I have a satellite that is now at the same amount as DQ’ed one. Let’s see if it holds future audits.
To change Filesystem I will need to format the drive, and then, kill the node. As it is too young to gracefully exit, how can I stop it safely for the data’ I just make a dirty stop and others will repair or what?
The disconnected disk will not cause DQ, unless you run SETUP=true more than once. In case of missed disk the node will not start, if it were running it will crash.

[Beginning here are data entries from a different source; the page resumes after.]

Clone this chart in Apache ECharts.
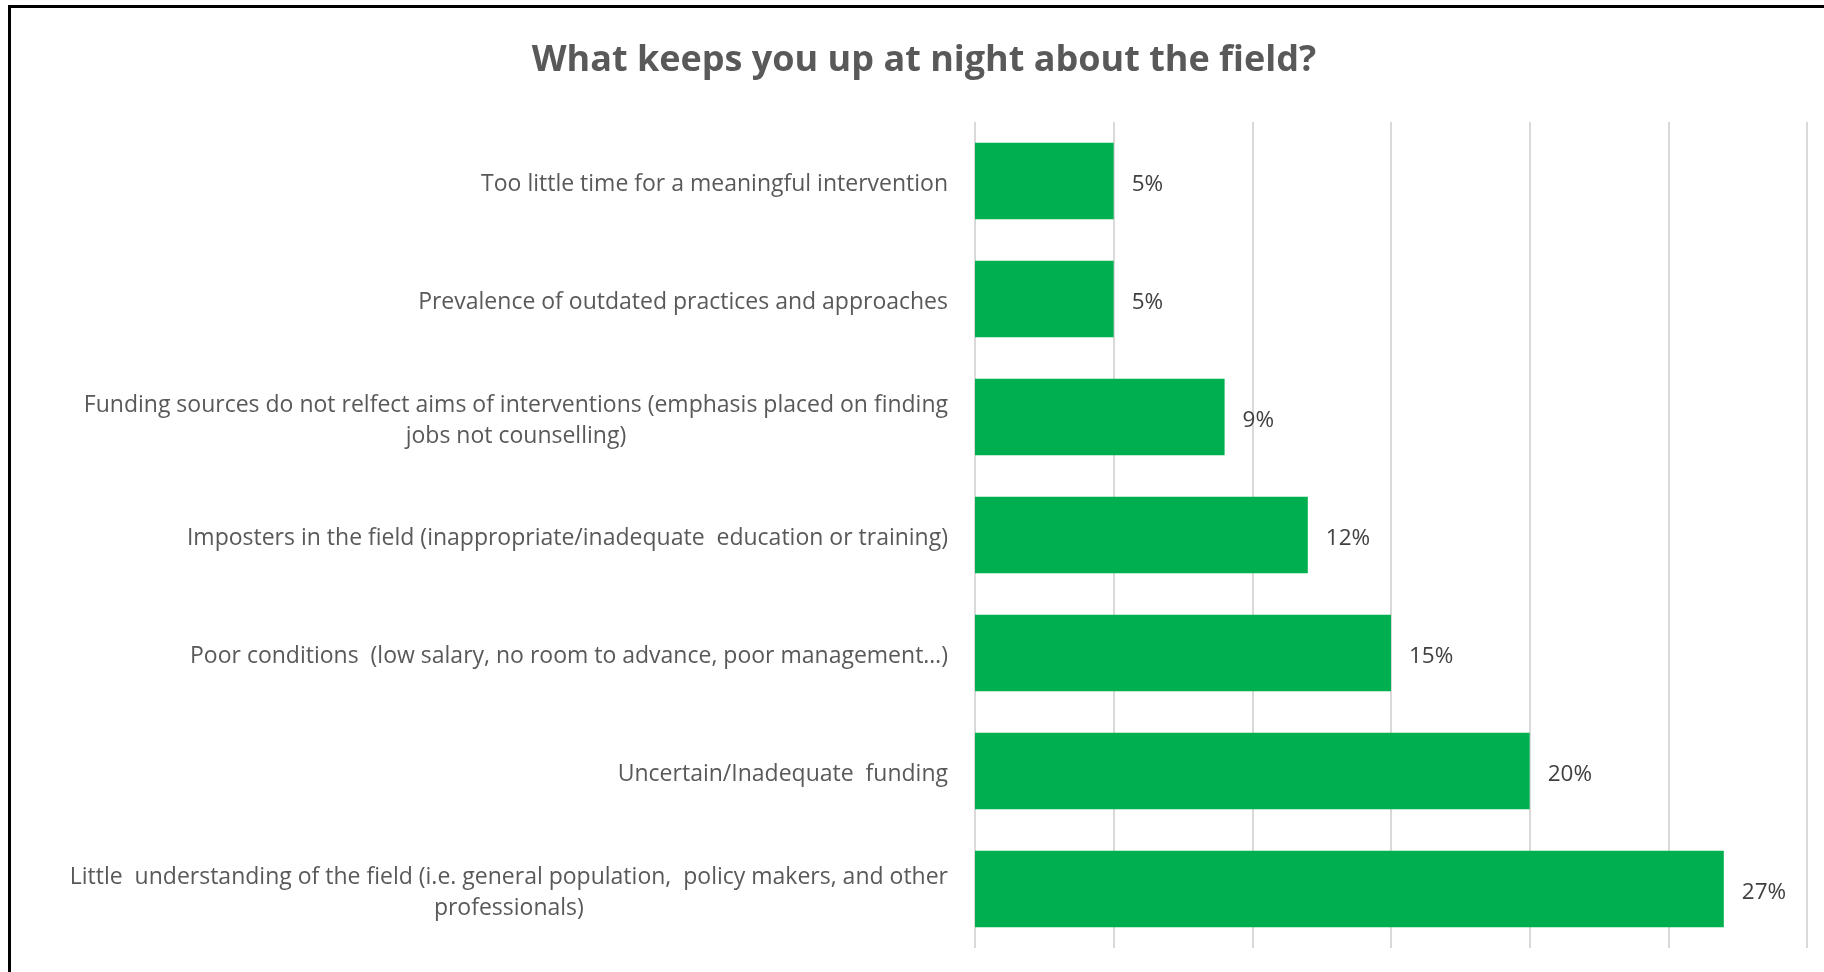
<!DOCTYPE html>
<html>
<head>
<meta charset="utf-8">
<title>What keeps you up at night about the field?</title>
<script src="https://cdn.jsdelivr.net/npm/echarts@6/dist/echarts.min.js"></script>
<style>
  html, body { margin: 0; padding: 0; background: #ffffff; }
  #chart { width: 1824px; height: 972px; }
</style>
</head>
<body>
<div id="chart"></div>
<script>
// Survey answers, listed top to bottom
const categories = [
  'Too little time for a meaningful intervention',
  'Prevalence of outdated practices and approaches',
  'Funding sources do not relfect aims of interventions (emphasis placed on finding\njobs not counselling)',
  'Imposters in the field (inappropriate/inadequate  education or training)',
  'Poor conditions  (low salary, no room to advance, poor management…)',
  'Uncertain/Inadequate  funding',
  'Little  understanding of the field (i.e. general population,  policy makers, and other\nprofessionals)'
];
// Share of respondents, in percent
const shares = [5, 5, 9, 12, 15, 20, 27];
// Value axis range (ticks are not labelled, only gridlines are drawn)
const axisMin = 0;
const axisMax = 30;
const axisStep = 5;

const chart = echarts.init(document.getElementById('chart'), null, { renderer: 'canvas' });

const textFont = '"Open Sans", "Noto Sans", sans-serif';

chart.setOption({
  animation: false,
  backgroundColor: '#ffffff',
  graphic: [
    {
      // frame along the top and left edges
      type: 'rect',
      shape: { x: 9.5, y: 6.5, width: 1900, height: 1000 },
      style: { fill: 'none', stroke: '#000000', lineWidth: 3 },
      silent: true
    },
    {
      type: 'text',
      x: 924,
      y: 61,
      style: {
        text: 'What keeps you up at night about the field?',
        fill: '#595959',
        fontFamily: textFont,
        fontWeight: 'bold',
        fontSize: 36,
        textAlign: 'center',
        textVerticalAlign: 'middle'
      },
      silent: true
    }
  ],
  grid: {
    left: 975,
    right: 17,
    top: 122,
    bottom: 24,
    containLabel: false
  },
  xAxis: {
    type: 'value',
    min: axisMin,
    max: axisMax,
    interval: axisStep,
    axisLine: { show: false },
    axisTick: { show: false },
    axisLabel: { show: false },
    splitLine: { show: true, lineStyle: { color: '#d9d9d9', width: 2 } }
  },
  yAxis: {
    type: 'category',
    data: categories,
    inverse: true,
    axisLine: { show: false },
    axisTick: { show: false },
    axisLabel: {
      margin: 27,
      align: 'right',
      padding: [7, 0, 0, 0],
      formatter: function (value) {
        return value.split('\n').map(function (line) { return '{c|' + line + '}'; }).join('\n');
      },
      rich: {
        c: {
          align: 'center',
          fontFamily: textFont,
          fontSize: 23,
          lineHeight: 31,
          color: '#595959'
        }
      }
    }
  },
  series: [
    {
      type: 'bar',
      data: shares,
      barCategoryGap: '35%',
      itemStyle: { color: '#00AF50' },
      label: {
        show: true,
        position: 'right',
        distance: 18,
        offset: [0, 3.5],
        formatter: '{c}%',
        fontFamily: textFont,
        fontSize: 22.5,
        color: '#404040'
      }
    }
  ]
});
</script>
</body>
</html>
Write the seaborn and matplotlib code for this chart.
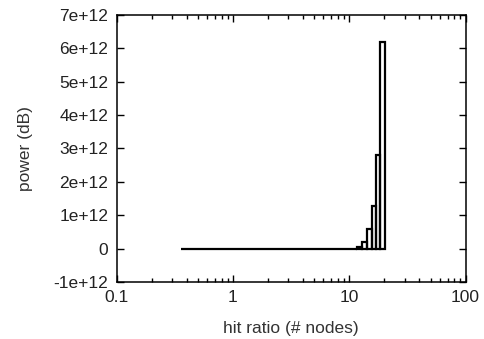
import numpy as np
import pandas as pd
import matplotlib
matplotlib.use('Agg')
import matplotlib.pyplot as plt
import seaborn as sns
from matplotlib.ticker import FixedLocator, LogLocator, NullFormatter

# bin edges (hit ratio) and box heights (power)
bin_edges = [0.355, 11.7, 12.85, 14.2, 15.6, 16.9, 18.3, 20.2]
power = [0.0, 0.06e12, 0.19e12, 0.6e12, 1.27e12, 2.81e12, 6.2e12]
x_ticks = [0.1, 1, 10, 100]
x_labels = ['0.1', '1', '10', '100']
y_ticks = [-1e12, 0, 1e12, 2e12, 3e12, 4e12, 5e12, 6e12, 7e12]
y_labels = ['-1e+12', '0', '1e+12', '2e+12', '3e+12', '4e+12', '5e+12', '6e+12', '7e+12']

sns.set_style('ticks')
plt.rcParams['font.family'] = ['Liberation Sans', 'DejaVu Sans']

edges = np.array(bin_edges)
df = pd.DataFrame({'hit': np.sqrt(edges[:-1] * edges[1:]), 'power': power})

fig = plt.figure(figsize=(4.84, 3.39), dpi=100)
ax = fig.add_axes([0.241, 0.168, 0.721, 0.788])

sns.histplot(data=df, x='hit', weights='power', bins=list(bin_edges), element='bars',
             fill=False, color='black', linewidth=1.6, ax=ax)

ax.set_xscale('log')
ax.set_xlim(0.1, 100)
ax.set_ylim(-1e12, 7e12)

ax.xaxis.set_major_locator(FixedLocator(x_ticks))
ax.set_xticklabels(x_labels)
ax.xaxis.set_minor_locator(LogLocator(base=10, subs=np.arange(2, 10)))
ax.xaxis.set_minor_formatter(NullFormatter())
ax.set_yticks(y_ticks)
ax.set_yticklabels(y_labels)

ax.tick_params(which='both', direction='in', top=True, right=True,
               labelsize=12.5, colors='black', labelcolor='#222222', width=1)
ax.tick_params(which='major', length=5, pad=6)
ax.tick_params(which='minor', length=3)
for s in ax.spines.values():
    s.set_visible(True)
    s.set_linewidth(1.1)
    s.set_color('black')

ax.set_xlabel('hit ratio (# nodes)', fontsize=12.5, color='#333333', labelpad=11)
ax.set_ylabel('power (dB)', fontsize=12.5, color='#333333', labelpad=15)

fig.savefig('out.png', dpi=100)
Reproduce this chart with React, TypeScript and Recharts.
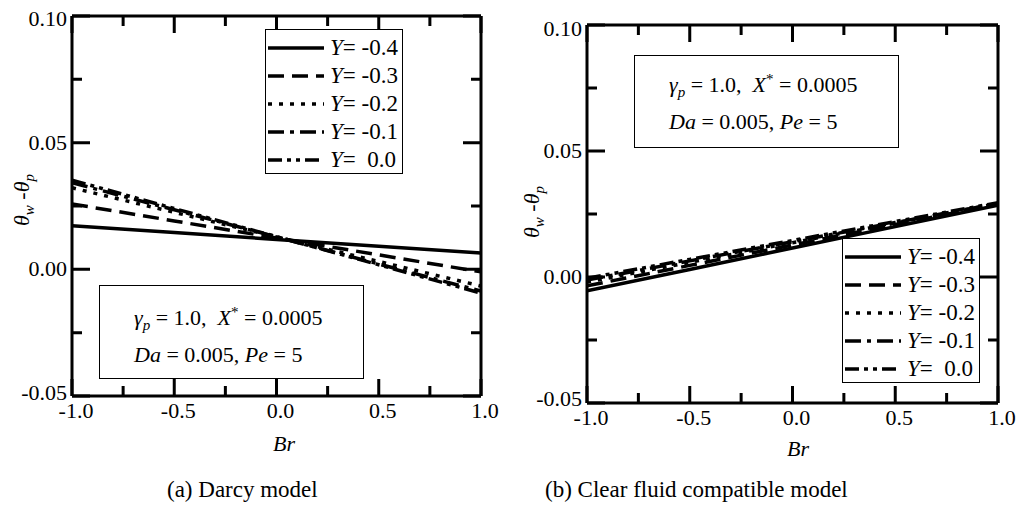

But btrfs have some weird behaviors and can be incredible slow in some cases. So slow, that it’s enough to do not provide a piece 3 times with 5 minutes timeout. If node is new - the number of total audits is low, thus even one failed audit is enough to disqualify your node.
New node is started, logs are “almost” clean, only failure is: 2021-03-09T22:54:36.850Z INFO failed to sufficiently increase receive buffer size (was: 208 kiB, wanted: 2048 kiB, got: 416 kiB). See https://github.com/lucas-clemente/quic-go/wiki/UDP-Receive-Buffer-Size for details.
BTRFS fs is mounted with these options: rw,nofail,noatime,ssd,discard,nodatacow,noautodefrag,compress=no,space_cache,inode_cache
I’ll let know in a couple of days.
I have already downloaded more chunks than before restarting from crash.
Maybe I previously failed when migrating data from a virtual disk on a physical disk previously.
The error message related to new feature to use QUIC for data transfers. It’s not finished and thus error in the INFO level. You can ignore it at the moment. But you would probably need to fix it in the future, when we enable QUIC for customers.
USB isn’t designed for 24/7 operation, it will in some cases disconnect and reconnect…
if i was to use USB i would use a known good USB controller / adapter card dedicated for the HDD’s.
one of the issues with USB is when you start connecting and disconnecting stuff on the bus.
this can disrupt the connections, power management can also be an issue… or simply that the controller isn’t perfectly stable and just reboots the bus from time to time.
generally if possible try to avoid USB for storagenodes, that being said… since your node only have issues with 1 satellite then i doubt the issue was USB related.